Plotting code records
▬▬▬▬▬▬

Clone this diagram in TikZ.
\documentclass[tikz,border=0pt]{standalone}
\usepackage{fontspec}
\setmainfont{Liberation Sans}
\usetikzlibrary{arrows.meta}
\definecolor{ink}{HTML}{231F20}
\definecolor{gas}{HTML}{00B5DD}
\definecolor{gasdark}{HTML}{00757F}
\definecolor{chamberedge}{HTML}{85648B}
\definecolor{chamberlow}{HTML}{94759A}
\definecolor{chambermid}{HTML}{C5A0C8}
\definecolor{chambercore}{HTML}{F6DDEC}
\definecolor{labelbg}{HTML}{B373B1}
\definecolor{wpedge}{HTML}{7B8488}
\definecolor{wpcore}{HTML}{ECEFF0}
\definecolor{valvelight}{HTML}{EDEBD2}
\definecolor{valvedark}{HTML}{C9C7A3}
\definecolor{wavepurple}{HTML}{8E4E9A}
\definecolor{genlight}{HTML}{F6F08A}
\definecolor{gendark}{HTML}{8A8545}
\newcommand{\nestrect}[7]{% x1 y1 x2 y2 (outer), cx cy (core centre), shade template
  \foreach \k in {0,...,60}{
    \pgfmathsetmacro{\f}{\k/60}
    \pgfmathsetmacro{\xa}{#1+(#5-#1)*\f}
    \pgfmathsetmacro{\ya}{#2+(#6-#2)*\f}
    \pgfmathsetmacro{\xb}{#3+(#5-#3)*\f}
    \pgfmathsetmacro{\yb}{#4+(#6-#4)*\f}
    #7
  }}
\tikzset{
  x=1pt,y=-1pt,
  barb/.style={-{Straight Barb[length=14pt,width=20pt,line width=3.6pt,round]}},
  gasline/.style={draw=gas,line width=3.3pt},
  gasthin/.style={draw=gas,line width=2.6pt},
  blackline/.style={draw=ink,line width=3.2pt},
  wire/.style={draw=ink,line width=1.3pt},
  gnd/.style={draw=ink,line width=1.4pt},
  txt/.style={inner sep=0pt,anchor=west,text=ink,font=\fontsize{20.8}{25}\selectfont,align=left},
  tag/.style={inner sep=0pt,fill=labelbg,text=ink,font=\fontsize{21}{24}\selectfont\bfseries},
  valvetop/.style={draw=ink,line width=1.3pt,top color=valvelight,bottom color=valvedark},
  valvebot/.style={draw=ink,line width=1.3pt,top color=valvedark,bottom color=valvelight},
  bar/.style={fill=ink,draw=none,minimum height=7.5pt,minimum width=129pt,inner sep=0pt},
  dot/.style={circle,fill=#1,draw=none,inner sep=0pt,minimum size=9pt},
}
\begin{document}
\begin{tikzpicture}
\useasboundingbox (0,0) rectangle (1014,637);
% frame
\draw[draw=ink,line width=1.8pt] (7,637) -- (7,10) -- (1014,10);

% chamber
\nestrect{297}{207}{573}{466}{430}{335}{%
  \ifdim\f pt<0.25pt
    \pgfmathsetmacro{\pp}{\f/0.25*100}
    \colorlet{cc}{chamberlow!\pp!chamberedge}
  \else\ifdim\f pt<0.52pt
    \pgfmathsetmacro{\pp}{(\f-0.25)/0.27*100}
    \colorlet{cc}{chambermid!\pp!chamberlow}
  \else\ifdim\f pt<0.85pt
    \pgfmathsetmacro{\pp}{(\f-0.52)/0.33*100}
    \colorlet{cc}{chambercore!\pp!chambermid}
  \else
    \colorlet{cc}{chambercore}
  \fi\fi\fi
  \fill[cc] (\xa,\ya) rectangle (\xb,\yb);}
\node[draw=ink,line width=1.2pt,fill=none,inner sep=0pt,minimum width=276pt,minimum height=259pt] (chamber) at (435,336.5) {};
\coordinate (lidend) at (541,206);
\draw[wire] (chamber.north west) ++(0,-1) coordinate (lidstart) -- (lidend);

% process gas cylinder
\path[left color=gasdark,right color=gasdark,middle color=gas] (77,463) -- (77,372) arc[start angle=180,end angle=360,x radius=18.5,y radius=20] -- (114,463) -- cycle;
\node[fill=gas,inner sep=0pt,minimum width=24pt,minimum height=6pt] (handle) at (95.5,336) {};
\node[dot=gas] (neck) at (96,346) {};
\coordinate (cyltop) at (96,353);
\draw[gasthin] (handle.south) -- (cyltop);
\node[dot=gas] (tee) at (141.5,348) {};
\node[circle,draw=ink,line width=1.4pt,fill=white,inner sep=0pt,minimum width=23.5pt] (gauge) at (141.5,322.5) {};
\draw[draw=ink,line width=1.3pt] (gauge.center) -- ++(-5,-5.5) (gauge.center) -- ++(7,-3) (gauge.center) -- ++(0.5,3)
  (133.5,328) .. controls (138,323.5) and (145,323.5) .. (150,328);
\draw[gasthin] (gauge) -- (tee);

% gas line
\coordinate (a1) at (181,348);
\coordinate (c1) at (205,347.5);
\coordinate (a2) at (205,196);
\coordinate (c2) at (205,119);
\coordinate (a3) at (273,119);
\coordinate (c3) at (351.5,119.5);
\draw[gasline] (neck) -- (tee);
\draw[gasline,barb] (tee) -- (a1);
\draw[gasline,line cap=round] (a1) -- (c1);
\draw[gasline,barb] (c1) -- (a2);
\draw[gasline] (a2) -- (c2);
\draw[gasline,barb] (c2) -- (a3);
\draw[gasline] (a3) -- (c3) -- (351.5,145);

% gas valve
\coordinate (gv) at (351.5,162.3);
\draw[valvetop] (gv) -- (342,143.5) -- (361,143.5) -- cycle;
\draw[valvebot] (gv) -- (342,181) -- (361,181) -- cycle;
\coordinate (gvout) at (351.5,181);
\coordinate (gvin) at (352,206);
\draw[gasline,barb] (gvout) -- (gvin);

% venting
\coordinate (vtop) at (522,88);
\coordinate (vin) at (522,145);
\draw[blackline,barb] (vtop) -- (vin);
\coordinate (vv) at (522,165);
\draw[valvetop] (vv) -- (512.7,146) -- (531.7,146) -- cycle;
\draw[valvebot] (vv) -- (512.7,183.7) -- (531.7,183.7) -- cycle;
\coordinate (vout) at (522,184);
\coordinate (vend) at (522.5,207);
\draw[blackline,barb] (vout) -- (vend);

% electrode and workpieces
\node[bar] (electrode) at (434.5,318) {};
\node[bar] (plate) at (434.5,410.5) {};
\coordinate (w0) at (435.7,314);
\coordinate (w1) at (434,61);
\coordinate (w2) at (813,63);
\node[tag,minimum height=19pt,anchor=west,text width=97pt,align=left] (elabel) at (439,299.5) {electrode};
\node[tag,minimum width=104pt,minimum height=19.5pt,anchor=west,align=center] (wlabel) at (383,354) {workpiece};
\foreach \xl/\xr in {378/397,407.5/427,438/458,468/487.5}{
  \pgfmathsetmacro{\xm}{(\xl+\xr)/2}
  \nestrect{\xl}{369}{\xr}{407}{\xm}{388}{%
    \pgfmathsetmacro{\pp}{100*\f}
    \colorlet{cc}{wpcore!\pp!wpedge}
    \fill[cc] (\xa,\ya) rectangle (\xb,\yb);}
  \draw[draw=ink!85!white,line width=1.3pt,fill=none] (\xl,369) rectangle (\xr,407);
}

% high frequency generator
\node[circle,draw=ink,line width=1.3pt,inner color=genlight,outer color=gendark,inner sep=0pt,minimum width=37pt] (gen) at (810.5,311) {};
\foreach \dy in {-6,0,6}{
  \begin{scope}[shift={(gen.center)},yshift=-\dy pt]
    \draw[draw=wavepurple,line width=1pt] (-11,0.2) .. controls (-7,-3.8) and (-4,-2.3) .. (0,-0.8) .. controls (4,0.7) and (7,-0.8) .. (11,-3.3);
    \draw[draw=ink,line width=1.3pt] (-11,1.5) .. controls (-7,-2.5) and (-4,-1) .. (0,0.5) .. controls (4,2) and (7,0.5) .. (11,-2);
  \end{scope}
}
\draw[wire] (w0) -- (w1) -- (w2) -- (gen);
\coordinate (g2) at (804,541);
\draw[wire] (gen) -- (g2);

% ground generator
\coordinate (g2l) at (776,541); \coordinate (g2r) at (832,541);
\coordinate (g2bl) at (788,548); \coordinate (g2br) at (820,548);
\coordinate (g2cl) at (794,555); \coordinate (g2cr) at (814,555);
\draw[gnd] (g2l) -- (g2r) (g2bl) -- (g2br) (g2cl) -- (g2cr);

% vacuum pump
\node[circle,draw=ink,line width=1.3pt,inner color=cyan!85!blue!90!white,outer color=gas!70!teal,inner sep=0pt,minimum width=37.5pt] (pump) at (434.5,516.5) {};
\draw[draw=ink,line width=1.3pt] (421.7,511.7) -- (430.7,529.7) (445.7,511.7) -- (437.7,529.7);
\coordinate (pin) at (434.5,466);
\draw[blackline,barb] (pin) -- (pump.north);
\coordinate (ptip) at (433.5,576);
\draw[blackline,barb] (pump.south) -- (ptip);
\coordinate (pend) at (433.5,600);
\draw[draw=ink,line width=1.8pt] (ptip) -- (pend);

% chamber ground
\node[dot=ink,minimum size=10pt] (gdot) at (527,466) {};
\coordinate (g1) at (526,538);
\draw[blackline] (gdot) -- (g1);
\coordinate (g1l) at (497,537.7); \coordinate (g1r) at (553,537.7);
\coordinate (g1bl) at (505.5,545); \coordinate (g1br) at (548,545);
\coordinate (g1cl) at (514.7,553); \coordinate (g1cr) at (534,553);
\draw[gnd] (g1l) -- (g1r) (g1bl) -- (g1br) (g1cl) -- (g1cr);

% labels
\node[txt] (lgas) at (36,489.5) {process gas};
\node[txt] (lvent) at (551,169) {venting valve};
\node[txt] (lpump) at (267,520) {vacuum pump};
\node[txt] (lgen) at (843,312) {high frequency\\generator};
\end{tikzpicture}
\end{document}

▬▬▬▬▬▬

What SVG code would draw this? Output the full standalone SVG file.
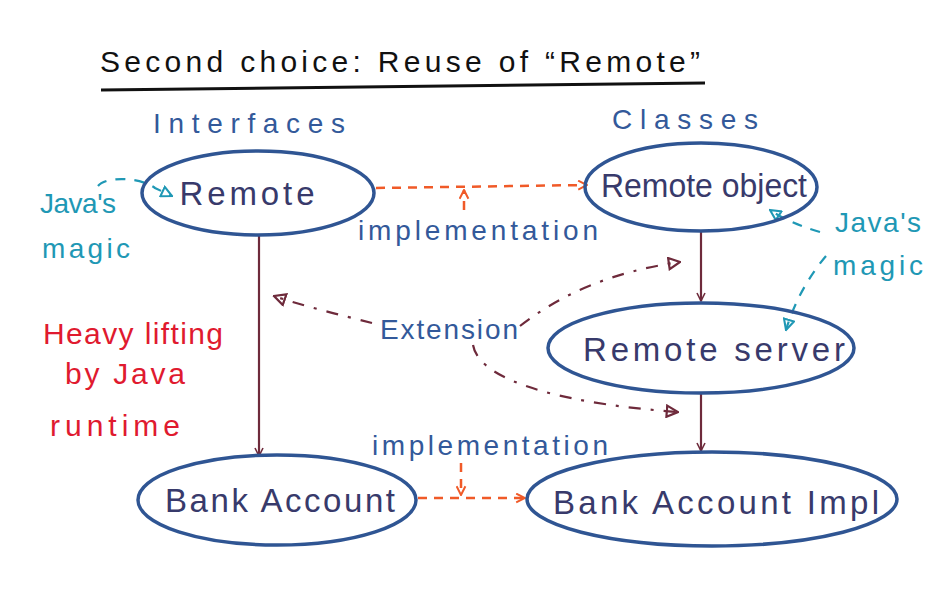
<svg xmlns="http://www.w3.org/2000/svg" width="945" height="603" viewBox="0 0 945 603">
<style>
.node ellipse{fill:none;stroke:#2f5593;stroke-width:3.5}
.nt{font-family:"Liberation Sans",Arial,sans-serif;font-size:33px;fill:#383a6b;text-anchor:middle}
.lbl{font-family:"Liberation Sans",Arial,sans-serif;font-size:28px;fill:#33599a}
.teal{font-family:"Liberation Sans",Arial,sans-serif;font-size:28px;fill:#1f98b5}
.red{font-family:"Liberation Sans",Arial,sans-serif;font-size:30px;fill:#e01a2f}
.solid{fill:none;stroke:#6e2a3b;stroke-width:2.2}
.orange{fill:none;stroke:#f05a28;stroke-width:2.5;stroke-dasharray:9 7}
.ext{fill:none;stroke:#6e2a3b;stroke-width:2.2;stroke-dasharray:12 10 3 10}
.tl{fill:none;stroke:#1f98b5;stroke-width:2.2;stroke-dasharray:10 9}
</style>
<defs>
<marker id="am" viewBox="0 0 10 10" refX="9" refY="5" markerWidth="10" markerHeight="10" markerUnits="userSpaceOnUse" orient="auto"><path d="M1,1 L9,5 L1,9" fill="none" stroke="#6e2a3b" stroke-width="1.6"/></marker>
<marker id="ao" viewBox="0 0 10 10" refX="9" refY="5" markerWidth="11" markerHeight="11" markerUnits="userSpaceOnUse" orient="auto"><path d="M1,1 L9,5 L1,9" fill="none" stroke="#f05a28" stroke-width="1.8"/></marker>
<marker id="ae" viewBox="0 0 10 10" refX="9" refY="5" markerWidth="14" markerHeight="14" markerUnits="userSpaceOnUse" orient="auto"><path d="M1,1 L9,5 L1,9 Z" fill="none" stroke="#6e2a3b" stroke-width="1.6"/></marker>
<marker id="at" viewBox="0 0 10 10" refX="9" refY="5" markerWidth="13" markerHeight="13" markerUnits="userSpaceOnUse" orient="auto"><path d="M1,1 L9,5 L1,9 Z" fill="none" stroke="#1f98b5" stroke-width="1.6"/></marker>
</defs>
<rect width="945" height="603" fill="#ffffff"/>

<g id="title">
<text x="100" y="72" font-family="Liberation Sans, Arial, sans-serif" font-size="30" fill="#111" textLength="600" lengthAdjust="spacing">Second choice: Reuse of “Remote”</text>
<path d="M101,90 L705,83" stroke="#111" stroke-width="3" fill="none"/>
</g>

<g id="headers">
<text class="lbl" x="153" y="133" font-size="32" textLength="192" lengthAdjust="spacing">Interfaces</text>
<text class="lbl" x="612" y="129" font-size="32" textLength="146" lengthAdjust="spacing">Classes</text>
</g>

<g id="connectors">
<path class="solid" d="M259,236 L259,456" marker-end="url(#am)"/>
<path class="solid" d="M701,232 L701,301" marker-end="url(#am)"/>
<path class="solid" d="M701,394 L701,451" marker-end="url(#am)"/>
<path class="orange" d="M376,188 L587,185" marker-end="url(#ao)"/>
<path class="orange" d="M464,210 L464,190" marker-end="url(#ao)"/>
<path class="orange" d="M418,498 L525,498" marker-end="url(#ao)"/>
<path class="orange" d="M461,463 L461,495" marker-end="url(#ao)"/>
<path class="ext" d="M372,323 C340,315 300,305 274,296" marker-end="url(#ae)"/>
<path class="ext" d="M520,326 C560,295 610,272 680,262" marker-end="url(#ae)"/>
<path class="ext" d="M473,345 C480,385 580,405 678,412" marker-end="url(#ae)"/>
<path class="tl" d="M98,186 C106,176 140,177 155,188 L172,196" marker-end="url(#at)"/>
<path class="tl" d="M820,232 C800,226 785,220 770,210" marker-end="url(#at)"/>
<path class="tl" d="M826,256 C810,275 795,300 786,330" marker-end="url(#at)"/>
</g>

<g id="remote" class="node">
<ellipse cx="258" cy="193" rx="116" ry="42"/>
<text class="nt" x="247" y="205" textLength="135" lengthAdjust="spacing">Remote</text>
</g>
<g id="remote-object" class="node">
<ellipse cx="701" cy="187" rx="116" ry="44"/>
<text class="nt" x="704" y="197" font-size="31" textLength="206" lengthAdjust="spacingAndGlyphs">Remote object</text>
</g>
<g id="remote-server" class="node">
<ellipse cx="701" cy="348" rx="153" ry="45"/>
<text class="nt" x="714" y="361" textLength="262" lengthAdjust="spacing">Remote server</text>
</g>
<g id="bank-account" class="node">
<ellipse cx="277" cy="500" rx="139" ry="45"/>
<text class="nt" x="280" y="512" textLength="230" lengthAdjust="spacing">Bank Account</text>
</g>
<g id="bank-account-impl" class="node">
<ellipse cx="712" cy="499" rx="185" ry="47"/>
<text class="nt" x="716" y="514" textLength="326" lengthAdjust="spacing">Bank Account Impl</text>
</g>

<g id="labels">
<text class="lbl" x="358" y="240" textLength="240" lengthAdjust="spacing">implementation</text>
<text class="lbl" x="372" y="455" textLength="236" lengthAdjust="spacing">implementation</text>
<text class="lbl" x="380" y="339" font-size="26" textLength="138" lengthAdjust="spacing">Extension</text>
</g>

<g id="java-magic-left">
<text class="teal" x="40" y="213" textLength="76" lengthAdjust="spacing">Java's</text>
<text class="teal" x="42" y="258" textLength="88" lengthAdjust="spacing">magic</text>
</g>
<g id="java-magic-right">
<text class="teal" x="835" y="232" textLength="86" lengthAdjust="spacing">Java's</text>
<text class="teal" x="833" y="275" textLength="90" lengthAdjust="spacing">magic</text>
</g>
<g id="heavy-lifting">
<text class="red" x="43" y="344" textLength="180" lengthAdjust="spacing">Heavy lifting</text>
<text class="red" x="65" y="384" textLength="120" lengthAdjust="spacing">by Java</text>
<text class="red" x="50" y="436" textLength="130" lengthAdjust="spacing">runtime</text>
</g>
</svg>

▬▬▬▬▬▬

#### [Prompt]
Scan the material above for the string "this" and report each line where you find it.

#### [The reply]
Clone this diagram in TikZ.
What SVG code would draw this? Output the full standalone SVG file.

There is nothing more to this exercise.